I’ve written stories set at the edge of the ocean. I’ve had my own stories right there on the sand. I’ve had my heart broken by the sea, and I’ve healed by its side, as well. I’ve fallen in love, fallen apart, and fallen into good and bad things, up and down the coast. Through it all, though, I do not regret a thing.

Like music, the ocean is one of my true loves forever.

Friday, July 9, 2010

I'm gonna chase the sky forever


#961 - Silver Stallion :: Cat Power

"I'm gonna find me a reckless man,
razor blades and dice in his eyes.
Just a touch of sadness in his fingers,
thunder and lightening in his thighs."

I have a musical crush on Chan Marshall's voice. It is a little bit rough, with a slight sting to it, like a shot of whiskey late at night at some anonymous dive bar. It is a bit sweet, with a sensual slur to it, like early morning kisses that start out tentative, but lead elsewhere eventually.
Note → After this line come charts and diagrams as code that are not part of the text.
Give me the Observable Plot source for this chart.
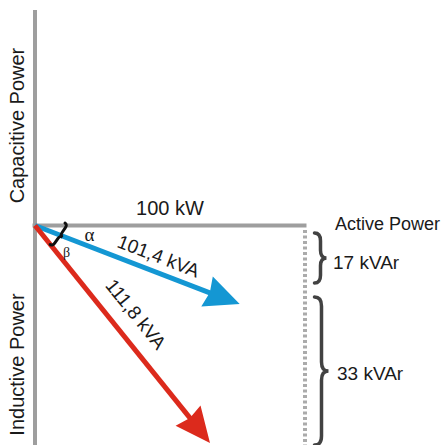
<!DOCTYPE html>
<html><head><meta charset="utf-8">
<script src="https://cdn.jsdelivr.net/npm/d3@7"></script>
<script src="https://cdn.jsdelivr.net/npm/@observablehq/plot@0.6"></script>
<style>html,body{margin:0;padding:0;background:#fff} svg{display:block}</style>
</head><body>
<script>
// Schematic power diagram. Diagram units: 100 = active power (kW), same unit on both axes.
const activePower = 100;
const activeLabel = "100 kW";
const axisLabels = ["Capacitive Power", "Inductive Power"];
const activeAxisLabel = "Active Power";
const axisExtent = [-81.5, 79.6];           // bottom (inductive) .. top (capacitive)
const vectorLabels = ["101,4 kVA", "111,8 kVA"];
const vectorTipX = [76, 65];                 // schematic tips (not to scale)
const vectorTipY = [-29.3, -80.7];
const angleLabels = ["α", "β"];
const reactiveLabels = ["17 kVAr", "33 kVAr"];
const reactiveFrom = [-3, -26.7];
const reactiveTo = [-21.5, -81.5];

const W = 445, H = 445;
const xDomain = [-12.78, 152.04];
const yDomain = [-81.48, 83.33];
const kx = W / (xDomain[1] - xDomain[0]);
const ky = H / (yDomain[1] - yDomain[0]);
const vectorColors = ["#1497d3", "#dc2a1c"];
const idx = d3.range(vectorLabels.length);
const angleDeg = i => Math.atan2(-vectorTipY[i] * ky, vectorTipX[i] * kx) * 180 / Math.PI;
const font = "Liberation Sans, Arial, Helvetica, sans-serif";

function bracePath(p1, p2, w) {
  const dx = p2[0] - p1[0], dy = p2[1] - p1[1], L = Math.hypot(dx, dy);
  const u = [dx / L, dy / L], n = [u[1], -u[0]];
  const P = (s, t) => [p1[0] + s * u[0] + t * n[0], p1[1] + s * u[1] + t * n[1]];
  const h = w / 2, r = Math.min(h * 1.3, L / 5);
  const p = d3.path();
  p.moveTo(...P(0, 0));
  p.quadraticCurveTo(...P(0, h), ...P(r, h));
  p.lineTo(...P(L / 2 - r, h));
  p.quadraticCurveTo(...P(L / 2, h), ...P(L / 2, w));
  p.quadraticCurveTo(...P(L / 2, h), ...P(L / 2 + r, h));
  p.lineTo(...P(L - r, h));
  p.quadraticCurveTo(...P(L, h), ...P(L, 0));
  return p.toString();
}

function heads(index, scales) {
  const g = d3.create("svg:g");
  const x0 = scales.x(0), y0 = scales.y(0);
  idx.forEach(i => {
    const x1 = scales.x(vectorTipX[i]), y1 = scales.y(vectorTipY[i]);
    const a = Math.atan2(y1 - y0, x1 - x0);
    const L = 35, HW = 16, notch = 3;
    const c = Math.cos(a), s = Math.sin(a), nx = -s, ny = c;
    const bx = x1 - L * c, by = y1 - L * s;
    const mx = x1 - (L - notch) * c, my = y1 - (L - notch) * s;
    g.append("path")
      .attr("d", `M${x1},${y1}L${bx + HW * nx},${by + HW * ny}L${mx},${my}L${bx - HW * nx},${by - HW * ny}Z`)
      .attr("fill", vectorColors[i]);
  });
  return g.node();
}

function braces(index, scales) {
  const g = d3.create("svg:g").attr("fill", "none").attr("stroke-linecap", "round");
  const bxp = scales.x(activePower) + 10;
  reactiveLabels.forEach((_, i) => {
    g.append("path")
      .attr("d", bracePath([bxp, scales.y(reactiveFrom[i])], [bxp, scales.y(reactiveTo[i])], 12 + i * 2))
      .attr("stroke", "#424242").attr("stroke-width", 3.5);
  });
  // angle brace near origin
  const x0 = scales.x(0), y0 = scales.y(0);
  const xr = scales.x(vectorTipX[1]), yr = scales.y(vectorTipY[1]);
  const lr = Math.hypot(xr - x0, yr - y0);
  const p1 = [x0 + 30.5, y0 - 2];
  const p2 = [x0 + 25 * (xr - x0) / lr, y0 + 25 * (yr - y0) / lr];
  g.append("path").attr("d", bracePath(p1, p2, 6))
    .attr("stroke", "#111").attr("stroke-width", 3);
  return g.node();
}

const plot = Plot.plot({
  width: W, height: H,
  margin: 0,
  x: {domain: xDomain, axis: null},
  y: {domain: yDomain, axis: null},
  color: {domain: vectorLabels, range: vectorColors},
  marks: [
    Plot.ruleX([0], {y1: axisExtent[0], y2: axisExtent[1], stroke: "#9e9e9e", strokeWidth: 4}),
    Plot.ruleY([0], {x1: 0, x2: activePower, stroke: "#9e9e9e", strokeWidth: 4, strokeLinecap: "square"}),
    Plot.ruleX([activePower], {y1: 0, y2: axisExtent[0], insetTop: 5, stroke: "#ababab", strokeWidth: 4, strokeDasharray: "3 2.5"}),
    Plot.arrow(idx, {x1: 0, y1: 0, x2: i => vectorTipX[i], y2: i => vectorTipY[i],
      stroke: i => vectorLabels[i], strokeWidth: 5, headLength: 0, insetEnd: 20, strokeLinecap: "butt"}),
    heads,
    braces,
    Plot.text([axisLabels[0]], {x: 0, y: axisExtent[1] / 2, text: d => d, rotate: -90, dx: -17, dy: 7.5,
      fontSize: 20, fontFamily: font, fill: "#1a1a1a"}),
    Plot.text([axisLabels[1]], {x: 0, y: axisExtent[0] / 2, text: d => d, rotate: -90, dx: -17, dy: 29,
      fontSize: 20, fontFamily: font, fill: "#1a1a1a"}),
    Plot.text([activeLabel], {x: activePower / 2, y: 0, text: d => d, dy: -17,
      fontSize: 20, fontFamily: font, fill: "#1a1a1a"}),
    Plot.text([activeAxisLabel], {x: activePower, y: 0, text: d => d, dx: 30, dy: -1, textAnchor: "start",
      fontSize: 18, fontFamily: font, fill: "#1a1a1a"}),
    Plot.text(idx, {x: i => vectorTipX[i] / 2, y: i => vectorTipY[i] / 2, text: i => vectorLabels[i],
      rotate: angleDeg, dx: 0, dy: 0, fontSize: 19, fontFamily: font, fill: "#1a1a1a",
      render: (index, scales, values, dims, ctx, next) => {
        const node = next(index, scales, values, dims, ctx);
        const offs = [[20.75, -8.5], [12.75, -20]];
        d3.select(node).selectAll("text").each(function(d, j) {
          const t = this.getAttribute("transform");
          const i = index[j];
          this.setAttribute("transform", `translate(${offs[i][0]},${offs[i][1]}) ` + t);
        });
        return node;
      }}),
    ...reactiveLabels.map((lab, i) => Plot.text([lab], {x: activePower, y: (reactiveFrom[i] + reactiveTo[i]) / 2,
      text: d => d, dx: 28 + i * 4, dy: 4 - i * 2, textAnchor: "start", fontSize: 19, fontFamily: font, fill: "#1a1a1a"})),
    Plot.text([angleLabels[0]], {x: 0, y: 0, text: d => d, dx: 54.5, dy: 9, fontSize: 19,
      fontFamily: "Liberation Serif, DejaVu Serif, serif", fill: "#1a1a1a"}),
    Plot.text([angleLabels[1]], {x: 0, y: 0, text: d => d, dx: 31.5, dy: 27, fontSize: 14,
      fontFamily: "Liberation Serif, DejaVu Serif, serif", fill: "#1a1a1a"})
  ]
});
document.body.appendChild(plot);
</script>
</body></html>
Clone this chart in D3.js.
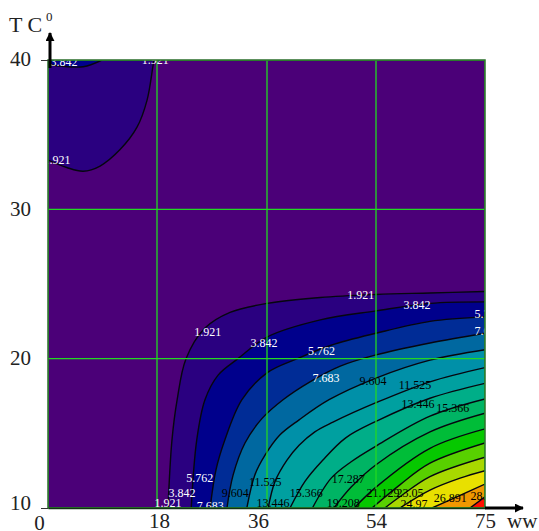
<!DOCTYPE html>
<html>
<head>
<meta charset="utf-8">
<script src="https://d3js.org/d3.v7.min.js"></script>
<style>
    body { margin: 0; background: #fff; }
    svg { display: block; }
    text { font-family: "Liberation Serif", "Times New Roman", serif; }
</style>
</head>
<body>
<svg id="chart" width="539" height="531"></svg>
<script>

// x and y ticks, the x axis is spaced evenly although the values are not
const xTicks = [0, 18, 36, 54, 75];
const yTicks = [10, 20, 30, 40];

const levels = [1.921, 3.842, 5.762, 7.683, 9.604, 11.525, 13.446, 15.366, 17.287, 19.208, 21.129, 23.05, 24.97, 26.891, 28.812];

const bandColors = ["#4b0078", "#2a0080", "#00008c", "#002c96", "#0068a0", "#0090a8", "#00a0a0", "#00ae88",
    "#00b464", "#00bd38", "#06c800", "#58d000", "#a8d800", "#e8e000", "#f09800", "#ff1000"];

// contour lines as [ww, T], one list per level
const contours = [
    [[19.8, 10], [20.45, 14.55], [21.3, 17.25], [22.75, 20], [25.85, 22.05], [29.95, 23.1], [36, 23.7], [44.8, 24.1], [54, 24.3], [64.4, 24.4], [75, 24.5]],
    [[23.6, 10], [24.5, 14.55], [25.85, 17.25], [28, 18.9], [31.25, 20], [36, 21.45], [44.8, 22.6], [54, 23.2], [64.4, 23.7], [75, 23.8]],
    [[26.7, 10], [27.65, 12.55], [29.1, 14.55], [31.9, 17.25], [36, 19.05], [41, 20], [46.6, 20.9], [54, 21.7], [64.4, 22.5], [75, 22.8]],
    [[29.45, 10], [30.45, 12.2], [32.4, 14.35], [35.2, 16], [38.65, 17.25], [43.1, 18.45], [48.1, 19.5], [54, 20.25], [64.4, 21.05], [75, 21.7]],
    [[32.7, 10], [34, 12.2], [35.7, 13.55], [38.15, 14.9], [41.3, 15.9], [46.25, 17.25], [54, 18.7], [64.4, 19.9], [75, 20.6]],
    [[36.2, 10], [37.3, 11.75], [39.3, 13.2], [41.3, 14.2], [43.9, 15.1], [46.9, 15.75], [54, 17.05], [64.4, 18.45], [75, 19.4]],
    [[39.8, 10], [42.3, 11.8], [45.2, 13.2], [49, 14.7], [54, 15.8], [64.4, 17.35], [75, 18.35]],
    [[43.5, 10], [46.6, 12], [49.9, 13.1], [54, 14.15], [64.4, 16.15], [75, 17.3]],
    [[47.05, 10], [49.9, 11.4], [54, 12.9], [64.4, 15.1], [75, 16.35]],
    [[50.4, 10], [54, 11.4], [64.4, 14], [75, 15.3]],
    [[53.35, 10], [58.6, 11.55], [64.4, 13], [75, 14.35]],
    [[55.7, 10], [58.6, 10.75], [64.4, 12.1], [75, 13.4]],
    [[58.6, 10], [64.4, 11.2], [70.2, 12], [75, 12.5]],
    [[64.8, 10], [70.2, 10.85], [75, 11.6]],
    [[72.1, 10], [75, 10.75]]
];

// the two closed areas along the top left corner
const blobLevel1 = [[0, 33.3], [3.1, 32.8], [5.8, 32.55], [8.6, 32.9], [11.9, 34], [14.7, 35.5], [16.35, 37.3], [17.3, 39.5], [17.5, 40]];
const blobLevel2 = [[0, 39.7], [5.8, 39.55], [8.9, 40]];

const labelTexts = ["3.842", "1.921", "1.921", "1.921", "3.842", "5.762", "7.683", "9.604", "1.921", "11.525", "13.446", "15.366", "3.842", "5.762", "7.683",
    "1.921", "3.842", "5.762", "7.683", "9.604", "11.525", "13.446", "15.366", "17.287", "19.208", "21.129", "23.05", "24.97", "26.891", "28.812"];
const labelX = [2.65, 17.7, 1.5, 26.3, 35.5, 45, 45.75, 53.5, 51.5, 61.5, 62.1, 68.8, 61.9, 75.6, 75.6,
    19.8, 22.1, 25, 26.7, 30.8, 35.7, 37, 42.5, 49.4, 48.6, 55.35, 60.55, 61.3, 68.3, 75.4];
const labelY = [39.9, 40, 33.3, 21.8, 21.05, 20.5, 18.75, 18.55, 24.25, 18.25, 17, 16.7, 23.6, 23, 21.85,
    10.35, 11.05, 12, 10.15, 11.05, 11.75, 10.35, 11.05, 11.95, 10.35, 11, 11.05, 10.25, 10.65, 10.85];

const svg = d3.select("#chart");

const xScale = d3.scaleLinear()
    .domain(xTicks)
    .range([48, 157, 267, 376, 485]);

const yScale = d3.scaleLinear()
    .domain([10, 40])
    .range([508, 60]);

const line = d3.line()
    .x(d => xScale(d[0]))
    .y(d => yScale(d[1]))
    .curve(d3.curveCatmullRom);

svg.append("clipPath")
    .attr("id", "plotClip")
    .append("rect")
    .attr("x", xScale(0))
    .attr("y", yScale(40))
    .attr("width", xScale(75) - xScale(0))
    .attr("height", yScale(10) - yScale(40));

const plot = svg.append("g").attr("clip-path", "url(#plotClip)");

plot.append("rect")
    .attr("x", xScale(0))
    .attr("y", yScale(40))
    .attr("width", xScale(75) - xScale(0))
    .attr("height", yScale(10) - yScale(40))
    .attr("fill", bandColors[0]);

// each band is drawn as the area from its contour to the lower right corner
contours.forEach((contour, i) => {
    plot.append("path")
        .attr("d", line(contour) + `L${xScale(75)},${yScale(10)}Z`)
        .attr("fill", bandColors[i + 1]);
});

plot.append("path")
    .attr("d", line(blobLevel1) + `L${xScale(0)},${yScale(40)}Z`)
    .attr("fill", bandColors[1]);

plot.append("path")
    .attr("d", line(blobLevel2) + `L${xScale(0)},${yScale(40)}Z`)
    .attr("fill", bandColors[2]);

contours.concat([blobLevel1, blobLevel2]).forEach(contour => {
    plot.append("path")
        .attr("d", line(contour))
        .attr("fill", "none")
        .attr("stroke", "#06060f")
        .attr("stroke-width", 1.4);
});

// grid
xTicks.forEach(d => {
    plot.append("line")
        .attr("x1", xScale(d)).attr("x2", xScale(d))
        .attr("y1", yScale(40)).attr("y2", yScale(10))
        .attr("stroke", "#22d822")
        .attr("stroke-width", 1.3);
});

yTicks.forEach(d => {
    plot.append("line")
        .attr("x1", xScale(0)).attr("x2", xScale(75))
        .attr("y1", yScale(d)).attr("y2", yScale(d))
        .attr("stroke", "#22d822")
        .attr("stroke-width", 1.3);
});

labelTexts.forEach((label, i) => {
    plot.append("text")
        .attr("x", xScale(labelX[i]))
        .attr("y", yScale(labelY[i]))
        .attr("dy", "0.35em")
        .attr("text-anchor", "middle")
        .attr("font-size", 12)
        .attr("fill", parseFloat(label) < 9 ? "#fff" : "#000")
        .text(label);
});

// frame
svg.append("rect")
    .attr("x", xScale(0))
    .attr("y", yScale(40))
    .attr("width", xScale(75) - xScale(0))
    .attr("height", yScale(10) - yScale(40))
    .attr("fill", "none")
    .attr("stroke", "#2a6e2a")
    .attr("stroke-width", 1.5);

// axes
const xAxis = d3.axisBottom(xScale).tickValues(xTicks).tickSize(0).tickPadding(5);
const yAxis = d3.axisLeft(yScale).tickValues(yTicks).tickSize(7).tickPadding(10);

const xAxisG = svg.append("g")
    .attr("transform", `translate(0,${yScale(10)})`)
    .call(xAxis);

xAxisG.select(".domain").attr("stroke", "#123012").attr("stroke-width", 1.5);

xAxisG.selectAll("text")
    .attr("font-size", 21)
    .attr("font-family", "Liberation Serif")
    .attr("fill", "#222")
    .attr("dx", d => d === 36 ? -9 : d === 0 ? -9 : d === 18 ? 2 : 0)
    .attr("dy", d => d === 0 ? "0.8em" : "0.71em");

const yAxisG = svg.append("g")
    .attr("transform", `translate(${xScale(0)},0)`)
    .call(yAxis);

yAxisG.select(".domain").remove();

yAxisG.selectAll("text")
    .attr("font-size", 21)
    .attr("font-family", "Liberation Serif")
    .attr("fill", "#222")
    .attr("dy", d => d === 10 ? "0.05em" : "0.28em");

yAxisG.selectAll(".tick line")
    .attr("stroke", "#333")
    .attr("opacity", d => d === 10 || d === 40 ? 1 : 0);

// axis arrows
svg.append("defs").append("marker")
    .attr("id", "arrow")
    .attr("viewBox", "0 0 10 10")
    .attr("refX", 9)
    .attr("refY", 5)
    .attr("markerWidth", 3)
    .attr("markerHeight", 3)
    .attr("orient", "auto")
    .append("path")
    .attr("d", "M0,0L10,5L0,10Z")
    .attr("fill", "#000");

svg.append("line")
    .attr("x1", 50).attr("x2", 50)
    .attr("y1", yScale(40) + 8).attr("y2", 33)
    .attr("stroke", "#000")
    .attr("stroke-width", 3)
    .attr("marker-end", "url(#arrow)");

svg.append("line")
    .attr("x1", xScale(75)).attr("x2", 523)
    .attr("y1", yScale(10)).attr("y2", yScale(10))
    .attr("stroke", "#000")
    .attr("stroke-width", 3)
    .attr("marker-end", "url(#arrow)");

// axis titles
svg.append("text")
    .attr("x", 9).attr("y", 32)
    .attr("font-size", 22)
    .attr("fill", "#222")
    .text("T C");

svg.append("text")
    .attr("x", 46).attr("y", 21)
    .attr("font-size", 13)
    .attr("fill", "#222")
    .text("0");

svg.append("text")
    .attr("x", 507).attr("y", 528)
    .attr("font-size", 21)
    .attr("fill", "#222")
    .text("ww");

</script>
</body>
</html>
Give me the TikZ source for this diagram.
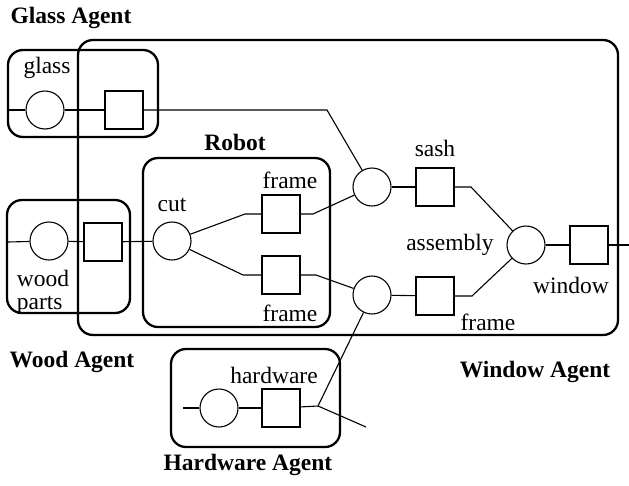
\documentclass[tikz,border=0pt]{standalone}
\usepackage{fontspec}
\setmainfont{Liberation Serif}
\begin{document}
\begin{tikzpicture}[x=1pt,y=-1pt,
  agent/.style={draw,line width=2.3pt,rounded corners=15pt,inner sep=0pt},
  place/.style={draw,circle,line width=1.1pt,minimum size=38pt,inner sep=0pt},
  trans/.style={draw,rectangle,line width=1.1pt,minimum size=38pt,inner sep=0pt},
  arc/.style={line width=1.1pt},
  lbl/.style={font=\fontsize{23.5}{23}\selectfont,inner sep=0pt},
  title/.style={font=\fontsize{23.5}{24}\selectfont\bfseries,inner sep=0pt}]
\useasboundingbox[fill=white] (0,0) rectangle (629,485);

% agent boundaries
\node[agent,minimum width=540pt,minimum height=295pt] (windowbox) at (348,187.5) {};
\node[agent,minimum width=150pt,minimum height=87pt] (glassbox) at (83,93.5) {};
\node[agent,minimum width=123pt,minimum height=113pt] (woodbox) at (68.5,256.5) {};
\node[agent,minimum width=187pt,minimum height=169pt] (robotbox) at (236.5,242.5) {};
\node[agent,minimum width=169pt,minimum height=98pt] (hwbox) at (255.5,398) {};

% titles
\node[title] (tglass) at (71,18) {Glass Agent};
\node[title] (trobot) at (235,142) {Robot};
\node[title] (twood) at (72,362) {Wood Agent};
\node[title] (twindow) at (535,372) {Window Agent};
\node[title] (thw) at (248,465) {Hardware Agent};

% places and transitions
\node[place] (gc) at (45,110) {};
\node[trans] (gsq) at (124,110) {};
\node[place] (wc) at (49,241) {};
\node[trans] (wsq) at (103,242) {};
\node[place] (cut) at (172,241) {};
\node[trans] (fs1) at (281,214) {};
\node[trans] (fs2) at (281,275) {};
\node[place] (c1) at (372,187) {};
\node[place] (c2) at (372,295) {};
\node[trans] (sash) at (435,187) {};
\node[trans] (fs3) at (435,296) {};
\node[place] (asm) at (526,245) {};
\node[trans] (win) at (589,245) {};
\node[place] (hc) at (219,408) {};
\node[trans] (hsq) at (281,408) {};

% labels
\node[lbl] (lglass) at (47,68) {glass};
\node[lbl,align=left] (lwood) at (43,292) {wood\\parts};
\node[lbl] (lcut) at (172,205) {cut};
\node[lbl] (lfs1) at (290,180) {frame};
\node[lbl] (lfs2) at (290,313) {frame};
\node[lbl] (lsash) at (435,148) {sash};
\node[lbl] (lasm) at (450,245) {assembly};
\node[lbl] (lfs3) at (488,322) {frame};
\node[lbl] (lwin) at (571,285) {window};
\node[lbl] (lhw) at (274,375) {hardware};

% bend points and free ends
\coordinate (gin) at (8,110);
\coordinate (win0) at (8,242);
\coordinate (hin) at (183,408);
\coordinate (gb) at (327,110);
\coordinate (cb1) at (245,214);
\coordinate (cb2) at (243,275);
\coordinate (fb1) at (313,214);
\coordinate (fb2) at (316,275);
\coordinate (sb) at (471,187);
\coordinate (fb3) at (472,296);
\coordinate (wout) at (629,245);
\coordinate (hb) at (318,406);
\coordinate (hout) at (366,427);

% arcs
\draw[arc] (gin) -- (gc);
\draw[arc] (gc) -- (gsq);
\draw[arc] (gsq) -- (gb) -- (c1);
\draw[arc] (win0) -- (wc);
\draw[arc] (wc) -- (wsq);
\draw[arc] (wsq) -- (cut);
\draw[arc] (cut) -- (cb1) -- (fs1);
\draw[arc] (cut) -- (cb2) -- (fs2);
\draw[arc] (fs1) -- (fb1) -- (c1);
\draw[arc] (fs2) -- (fb2) -- (c2);
\draw[arc] (c1) -- (sash);
\draw[arc] (c2) -- (fs3);
\draw[arc] (sash) -- (sb) -- (asm);
\draw[arc] (fs3) -- (fb3) -- (asm);
\draw[arc] (asm) -- (win);
\draw[arc] (win) -- (wout);
\draw[arc] (hin) -- (hc);
\draw[arc] (hc) -- (hsq);
\draw[arc] (hsq) -- (hb) -- (c2);
\draw[arc] (hb) -- (hout);
\end{tikzpicture}
\end{document}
And this song? it is filled with stories just waiting to be written. it feels like a life ready to be lived, chomping at the bit, clanging a set of keys together impatiently waiting to go. It is heart-racing, skin-prickling, delicious moments that you will always remember, the kind of times you whisper to your best friend, or confess to the pages of a locked diary.

Thursday, July 8, 2010

Before you slip into unconsciousness


#962 - The Crystal Ship :: The Doors

“The days are bright,
and filled with pain,
enclose me in your gentle rain.”


When I was 19 I fell in love with Jim Morrison, and The Doors.

I’m pretty sure my Mom found it amusing, at the time, since she’d been such a huge fan of them herself, at about the same age, if not a wee bit younger.

I remember watching VHS tapes of The Doors live at the Hollywood Bowl, and a behind-the-scenes documentary, listening to their albums pretty much non-stop, and reading books of Jim’s poetry. Then the film came out a few years later, when I was 22, and I fell again.

Sometimes I think their music is just a little part of my bloodstream, passed through from my Mom, and her love of their music.

This has always been one of my favorites of their songs…I love it, and still do.